The atmospheric instability over a rain forest is likely to be as great as over a warm ocean.  Thus if we could establish a rain forest over the Sahara artificially, it might conceivably be self-sustaining. 

Most of the water released by evapotranspiration to the atmosphere as water vapor will be returned to the forest as rain, so rainforests provide their own rainfall. Although forests account for only about 15%-20% of global water evaporation, approximately 65% of the rainfall over land is due to them. Lowered levels of atmospheric water vapor reduce cloud cover and rainfall, so if forest is removed, rainfall in that region will be substantially reduced. 

[Read more here]

The only area where this won't work is the western Sahara where cool ocean currents produce a surface air temperature inversion which makes rising thermals and therefore rain impossible, except for the trailing edge of sub-polar frontal cyclones.

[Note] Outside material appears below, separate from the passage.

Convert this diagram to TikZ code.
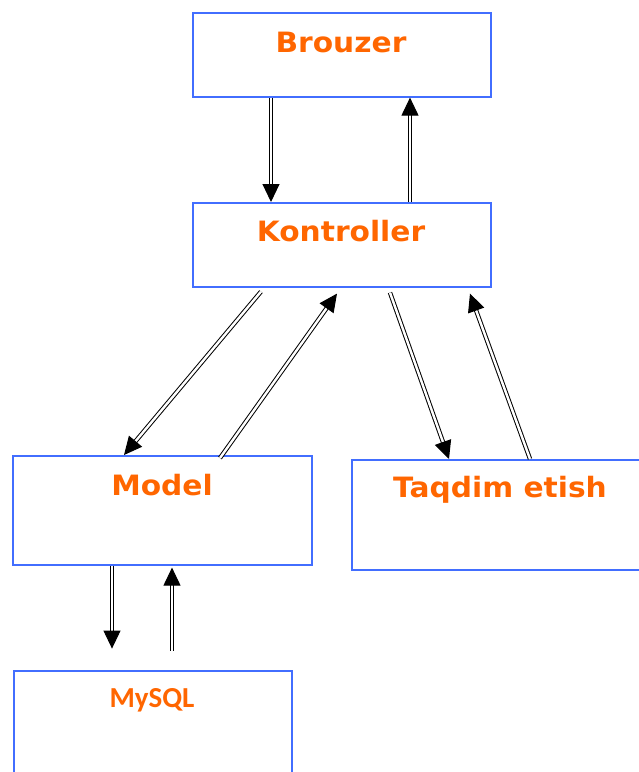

We may need to afforest the Sahara (and Arabian) deserts to remove carbon from the atmosphere as well as reducing the world's temperatures (rainforests are much cooler than deserts), and we will be able to do it using cheap electricity from solar and wind to produce desalinated water and cheap pumping.  To me, this seems at least as desirable as terraforming Mars, and far cheaper.  And we may have to take desperate measures over the next few decades to prevent runaway global warming.